Comparison of other welding methods
In addition to laser welding, tungsten inert gas welding (TIG) and arc welding are also commonly used methods for welding nickel and nickel alloys. TIG welding generally adopts DC positive polarity, high-frequency arc ignition, current attenuation, and delayed gas shut-off welding technology, which can effectively reduce oxidation during welding and ensure joint strength and corrosion resistance. Arc welding is a common welding method that uses arc to generate high temperature to melt nickel materials. Suitable welding rods are required to avoid cracks or other defects caused by welding stress.
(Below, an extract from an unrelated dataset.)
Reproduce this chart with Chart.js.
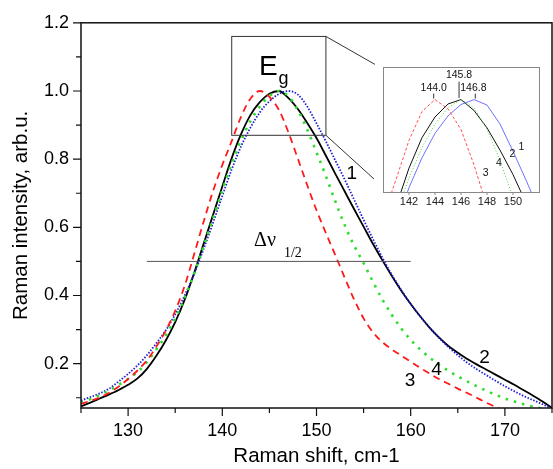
<!DOCTYPE html>
<html><head><meta charset="utf-8">
<script src="https://cdn.jsdelivr.net/npm/chart.js@4"></script>
<style>
html,body{margin:0;padding:0;background:#fff;overflow:hidden}
#wrap{position:relative;width:553px;height:469px}
#main{position:absolute;left:0;top:0}
#inset{position:absolute;left:370px;top:60px}
</style></head><body>
<div id="wrap"><canvas id="main" width="553" height="469"></canvas><canvas id="inset" width="183" height="155"></canvas></div>
<script>
// ---- data ----
const ramanShift = [125,126,127,128,129,130,131,132,133,134,135,136,137,138,139,140,141,142,143,144,145,146,147,148,149,150,
                    151,152,153,154,155,156,157,158,159,160,161,162,163,164,165,166,167,168,169,170,171,172,173,174,175];
const curve1 = [.092,.102,.113,.127,.148,.170,.195,.225,.260,.298,.345,.400,.462,.535,.612,.692,.770,.838,.893,.938,.970,.991,1.000,.990,.955,.905,
                .852,.796,.740,.681,.622,.565,.511,.461,.416,.375,.339,.306,.276,.249,.225,.203,.184,.167,.150,.134,.119,.105,.093,.081,.068];
const curve2 = [.075,.086,.098,.110,.123,.138,.157,.185,.223,.268,.322,.387,.465,.550,.635,.720,.803,.874,.930,.968,.992,1.000,.980,.948,.907,.862,
                .810,.757,.705,.653,.602,.551,.503,.457,.414,.375,.339,.306,.277,.252,.232,.214,.198,.183,.168,.153,.138,.122,.106,.089,.070];
const curve3 = [.082,.091,.101,.115,.133,.155,.180,.210,.250,.297,.355,.428,.520,.615,.705,.783,.853,.925,.978,1.000,.983,.945,.880,.803,.725,.650,
                .583,.518,.452,.388,.333,.292,.263,.242,.224,.206,.188,.171,.155,.141,.127,.114,.100,.086,.073,.060,.047,.035,.023,.012,.000];
const curve4 = [.085,.096,.108,.122,.138,.155,.176,.205,.242,.283,.333,.393,.463,.543,.625,.708,.788,.856,.912,.955,.985,1.000,.985,.945,.888,.820,
                .750,.676,.606,.546,.495,.440,.388,.343,.303,.270,.242,.218,.197,.179,.163,.148,.134,.121,.109,.098,.089,.081,.074,.068,.062];
const curveNames = ['1','2','3','4'];
const xTicks = [130,140,150,160,170];
const yTicks = [0.2,0.4,0.6,0.8,1.0,1.2];
const insetTicks = [142,144,146,148,150];
const peakLabels = ['144.0','145.8','146.8'];
const halfWidthX = [132,160];
const halfWidthY = [0.5,0.5];

const pts = arr => ramanShift.map((x,i)=>({x, y:arr[i]}));
const FONT = "'Liberation Sans', Arial, sans-serif";

const mainDecor = {
  id:'mainDecor',
  afterDraw(chart){
    const {ctx, chartArea:a, scales:{x,y}} = chart;
    const X = v=>x.getPixelForValue(v), Y = v=>y.getPixelForValue(v);
    ctx.save();
    ctx.strokeStyle='#111'; ctx.lineWidth=1.5;
    ctx.strokeRect(a.left, a.top, a.right-a.left, a.bottom-a.top);
    ctx.lineWidth=1.2; ctx.beginPath();
    for (let v=125; v<=175; v+=5){ const p=X(v); const len = xTicks.includes(v)?8:5; ctx.moveTo(p,a.bottom); ctx.lineTo(p,a.bottom+len); }
    for (let i=1;i<=12;i++){ const v=i/10; const p=Y(v); const len = i%2===0?8:5; ctx.moveTo(a.left,p); ctx.lineTo(a.left-len,p); }
    ctx.stroke();
    // zoom box and connectors
    ctx.strokeStyle='#333'; ctx.lineWidth=1;
    ctx.strokeRect(X(141), Y(1.16), X(151)-X(141), Y(0.87)-Y(1.16));
    ctx.beginPath();
    ctx.moveTo(X(151),Y(1.16)); ctx.lineTo(X(156.2),Y(1.078));
    ctx.moveTo(X(151),Y(0.87)); ctx.lineTo(X(156.1),Y(0.742));
    ctx.stroke();
    // texts
    ctx.fillStyle='#000'; ctx.textBaseline='alphabetic'; ctx.textAlign='left';
    ctx.font = "28px "+FONT; ctx.fillText('E', X(143.9), Y(1.048));
    ctx.font = "18px "+FONT; ctx.fillText('g', X(145.96), Y(1.020));
    ctx.font = "20px 'Liberation Serif', serif"; ctx.fillText('\u0394\u03bd', X(143.37), Y(0.544));
    ctx.font = "14px 'Liberation Serif', serif"; ctx.fillText('1/2', X(146.54), Y(0.512));
    ctx.textAlign='center'; ctx.textBaseline='middle';
    ctx.font = "19px "+FONT;
    const lp = [[153.75,0.756],[167.84,0.218],[159.92,0.149],[162.73,0.181]];
    curveNames.forEach((t,i)=>ctx.fillText(t, X(lp[i][0]), Y(lp[i][1])));
    ctx.restore();
  }
};

new Chart(document.getElementById('main'), {
  type:'line',
  data:{datasets:[
    {data:halfWidthX.map((x,i)=>({x,y:halfWidthY[i]})), borderColor:'#555', borderWidth:1, pointRadius:0},
    {data:pts(curve3), borderColor:'#ff1a1a', borderWidth:1.8, borderDash:[7,5], pointRadius:0, cubicInterpolationMode:'monotone'},
    {data:pts(curve4), borderColor:'#2ddc2d', borderWidth:2.6, borderDash:[2.5,6], pointRadius:0, cubicInterpolationMode:'monotone'},
    {data:pts(curve1), borderColor:'#1f1fd8', borderWidth:1.8, borderDash:[1.5,1.6], pointRadius:0, cubicInterpolationMode:'monotone'},
    {data:pts(curve2), borderColor:'#000', borderWidth:1.8, pointRadius:0, cubicInterpolationMode:'monotone'}
  ]},
  options:{
    responsive:false, devicePixelRatio:1, animation:false, events:[],
    layout:{padding:{top:22,right:1,left:0,bottom:0}},
    plugins:{legend:{display:false}, tooltip:{enabled:false}},
    scales:{
      x:{type:'linear', min:125, max:175,
        afterBuildTicks:s=>{s.ticks = xTicks.map(v=>({value:v}));},
        afterFit:s=>{s.height=61;},
        grid:{display:false, drawTicks:false}, border:{display:false},
        ticks:{padding:12, color:'#000', font:{family:FONT,size:18}, callback:v=>String(v), maxRotation:0},
        title:{display:true, text:'Raman shift, cm-1', color:'#000', font:{family:FONT,size:20.5}, padding:{top:0,bottom:0}}
      },
      y:{type:'linear', min:0.07, max:1.2,
        afterBuildTicks:s=>{s.ticks = yTicks.map(v=>({value:v}));},
        afterFit:s=>{s.width=81;},
        grid:{display:false, drawTicks:false}, border:{display:false},
        ticks:{padding:12, color:'#000', font:{family:FONT,size:18}, callback:v=>Number(v).toFixed(1)},
        title:{display:true, text:'Raman intensity, arb.u.', color:'#000', font:{family:FONT,size:20.5}, padding:{top:9,bottom:0}}
      }
    }
  },
  plugins:[mainDecor]
});

const insetDecor = {
  id:'insetDecor',
  afterDraw(chart){
    const {ctx, chartArea:a, scales:{x,y}} = chart;
    const X = v=>x.getPixelForValue(v), Y = v=>y.getPixelForValue(v);
    ctx.save();
    ctx.strokeStyle='#888'; ctx.lineWidth=1;
    ctx.strokeRect(a.left+0.5, a.top+0.5, a.right-a.left, a.bottom-a.top);
    ctx.beginPath();
    insetTicks.forEach(v=>{ctx.moveTo(X(v),a.bottom); ctx.lineTo(X(v),a.bottom+3);});
    ctx.stroke();
    ctx.strokeStyle='#333';
    ctx.beginPath();
    ctx.moveTo(X(143.9),Y(1.011)); ctx.lineTo(X(143.9),Y(1.002));
    ctx.moveTo(X(145.85),Y(1.033)); ctx.lineTo(X(145.85),Y(1.003));
    ctx.moveTo(X(147.1),Y(1.011)); ctx.lineTo(X(147.1),Y(1.002));
    ctx.stroke();
    ctx.fillStyle='#111'; ctx.textAlign='center'; ctx.textBaseline='middle';
    ctx.font = "10.5px "+FONT;
    ctx.fillText(peakLabels[0], X(143.9), Y(1.022));
    ctx.fillText(peakLabels[1], X(145.85), Y(1.045));
    ctx.fillText(peakLabels[2], X(146.95), Y(1.022));
    const lp = [[150.65,0.912],[149.95,0.899],[147.9,0.865],[148.92,0.883]];
    curveNames.forEach((t,i)=>ctx.fillText(t, X(lp[i][0]), Y(lp[i][1])));
    ctx.restore();
  }
};

new Chart(document.getElementById('inset'), {
  type:'line',
  data:{datasets:[
    {data:pts(curve3), borderColor:'#ff5050', borderWidth:1, borderDash:[3,2], pointRadius:0, tension:0},
    {data:pts(curve4), borderColor:'#44d444', borderWidth:1, borderDash:[1,2], pointRadius:0, tension:0},
    {data:pts(curve1), borderColor:'#7070ff', borderWidth:1, pointRadius:0, tension:0},
    {data:pts(curve2), borderColor:'#111', borderWidth:1, pointRadius:0, tension:0}
  ]},
  options:{
    responsive:false, devicePixelRatio:1, animation:false, events:[],
    layout:{padding:{top:7,right:14,left:13,bottom:0}},
    plugins:{legend:{display:false}, tooltip:{enabled:false}},
    scales:{
      x:{type:'linear', min:140, max:152,
        afterBuildTicks:s=>{s.ticks = insetTicks.map(v=>({value:v}));},
        afterFit:s=>{s.height=23;},
        grid:{display:false, drawTicks:false}, border:{display:false},
        ticks:{padding:3, color:'#222', font:{family:FONT,size:11}, maxRotation:0}
      },
      y:{type:'linear', min:0.83, max:1.06, display:false}
    }
  },
  plugins:[insetDecor]
});
</script>
</body></html>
Conclusion
In summary, laser welding technology has become one of the best methods for welding nickel and nickel alloys due to its advantages such as high precision, high efficiency and low heat input. In practical applications, engineers and technicians should select appropriate welding methods and process parameters according to specific welding requirements and conditions to ensure welding quality and efficiency. With the continuous advancement of technology and the continuous expansion of applications, it is believed that laser welding technology will play a more important role in the field of nickel alloy welding and provide strong technical support for the development of related industries.